■ Job
Set the lines down again exactly, first line through the line that contains "const rows = temps.map((t, i)", with no pictures.

■ Recorded data
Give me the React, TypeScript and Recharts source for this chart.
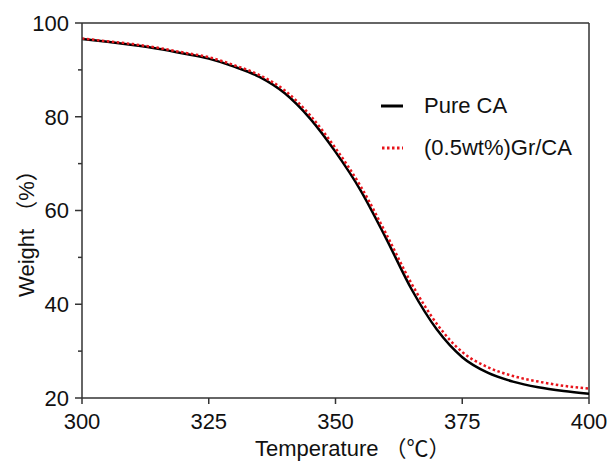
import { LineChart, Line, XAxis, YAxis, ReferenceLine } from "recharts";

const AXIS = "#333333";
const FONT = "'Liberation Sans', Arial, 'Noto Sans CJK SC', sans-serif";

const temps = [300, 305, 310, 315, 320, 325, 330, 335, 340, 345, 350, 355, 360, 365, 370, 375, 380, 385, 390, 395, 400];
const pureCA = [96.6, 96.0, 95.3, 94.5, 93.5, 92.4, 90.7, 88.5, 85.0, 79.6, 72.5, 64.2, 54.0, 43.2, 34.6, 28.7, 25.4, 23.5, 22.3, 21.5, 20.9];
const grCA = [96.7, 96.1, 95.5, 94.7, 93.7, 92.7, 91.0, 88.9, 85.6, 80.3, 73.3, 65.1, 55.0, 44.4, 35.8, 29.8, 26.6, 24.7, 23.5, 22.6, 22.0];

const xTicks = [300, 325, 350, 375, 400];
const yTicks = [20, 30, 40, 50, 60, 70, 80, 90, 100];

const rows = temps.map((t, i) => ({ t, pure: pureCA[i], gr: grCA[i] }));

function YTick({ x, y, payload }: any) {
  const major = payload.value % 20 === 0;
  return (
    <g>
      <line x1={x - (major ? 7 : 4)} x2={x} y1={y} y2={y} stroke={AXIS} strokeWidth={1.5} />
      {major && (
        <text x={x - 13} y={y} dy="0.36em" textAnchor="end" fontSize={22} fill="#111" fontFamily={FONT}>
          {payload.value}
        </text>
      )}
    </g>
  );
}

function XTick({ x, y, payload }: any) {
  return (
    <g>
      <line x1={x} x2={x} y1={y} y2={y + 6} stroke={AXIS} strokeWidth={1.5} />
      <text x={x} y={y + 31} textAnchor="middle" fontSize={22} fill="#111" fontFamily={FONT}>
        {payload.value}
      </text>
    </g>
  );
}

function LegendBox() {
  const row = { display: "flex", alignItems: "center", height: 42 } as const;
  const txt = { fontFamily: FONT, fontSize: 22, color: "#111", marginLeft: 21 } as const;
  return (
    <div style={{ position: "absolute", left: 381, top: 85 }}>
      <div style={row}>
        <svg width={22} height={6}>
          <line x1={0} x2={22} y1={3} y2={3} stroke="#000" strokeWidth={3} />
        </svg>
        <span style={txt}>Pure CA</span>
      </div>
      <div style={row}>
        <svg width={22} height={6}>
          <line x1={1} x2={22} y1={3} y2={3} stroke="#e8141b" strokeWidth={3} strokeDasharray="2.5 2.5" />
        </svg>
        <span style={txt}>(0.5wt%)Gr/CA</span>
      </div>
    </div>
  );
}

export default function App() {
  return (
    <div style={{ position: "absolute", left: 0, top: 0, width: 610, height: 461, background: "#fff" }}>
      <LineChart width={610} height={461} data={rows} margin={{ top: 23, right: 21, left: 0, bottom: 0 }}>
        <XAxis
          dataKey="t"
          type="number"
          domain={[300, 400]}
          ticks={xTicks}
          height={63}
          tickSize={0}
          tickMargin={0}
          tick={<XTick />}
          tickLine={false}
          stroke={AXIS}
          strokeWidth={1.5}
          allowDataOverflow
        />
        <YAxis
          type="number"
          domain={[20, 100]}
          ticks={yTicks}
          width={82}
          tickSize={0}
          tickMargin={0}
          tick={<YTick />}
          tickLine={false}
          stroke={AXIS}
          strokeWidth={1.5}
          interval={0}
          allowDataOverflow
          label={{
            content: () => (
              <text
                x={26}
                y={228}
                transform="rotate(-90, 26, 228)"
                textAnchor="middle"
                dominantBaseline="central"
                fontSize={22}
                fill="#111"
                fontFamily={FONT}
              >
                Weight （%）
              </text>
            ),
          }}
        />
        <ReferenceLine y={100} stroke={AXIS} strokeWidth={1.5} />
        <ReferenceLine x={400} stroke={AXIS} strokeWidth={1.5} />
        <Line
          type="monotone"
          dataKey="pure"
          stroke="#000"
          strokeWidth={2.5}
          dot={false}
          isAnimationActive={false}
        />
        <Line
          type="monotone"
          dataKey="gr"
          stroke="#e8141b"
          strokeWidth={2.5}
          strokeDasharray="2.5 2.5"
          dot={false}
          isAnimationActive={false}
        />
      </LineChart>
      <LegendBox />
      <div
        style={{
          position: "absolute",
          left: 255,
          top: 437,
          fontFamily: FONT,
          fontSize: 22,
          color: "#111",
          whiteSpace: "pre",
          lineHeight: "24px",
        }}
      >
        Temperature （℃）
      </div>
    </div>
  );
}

■ Exercise answer
Give me the React, TypeScript and Recharts source for this chart.
import { LineChart, Line, XAxis, YAxis, ReferenceLine } from "recharts";

const AXIS = "#333333";
const FONT = "'Liberation Sans', Arial, 'Noto Sans CJK SC', sans-serif";

const temps = [300, 305, 310, 315, 320, 325, 330, 335, 340, 345, 350, 355, 360, 365, 370, 375, 380, 385, 390, 395, 400];
const pureCA = [96.6, 96.0, 95.3, 94.5, 93.5, 92.4, 90.7, 88.5, 85.0, 79.6, 72.5, 64.2, 54.0, 43.2, 34.6, 28.7, 25.4, 23.5, 22.3, 21.5, 20.9];
const grCA = [96.7, 96.1, 95.5, 94.7, 93.7, 92.7, 91.0, 88.9, 85.6, 80.3, 73.3, 65.1, 55.0, 44.4, 35.8, 29.8, 26.6, 24.7, 23.5, 22.6, 22.0];

const xTicks = [300, 325, 350, 375, 400];
const yTicks = [20, 30, 40, 50, 60, 70, 80, 90, 100];

const rows = temps.map((t, i) => ({ t, pure: pureCA[i], gr: grCA[i] }));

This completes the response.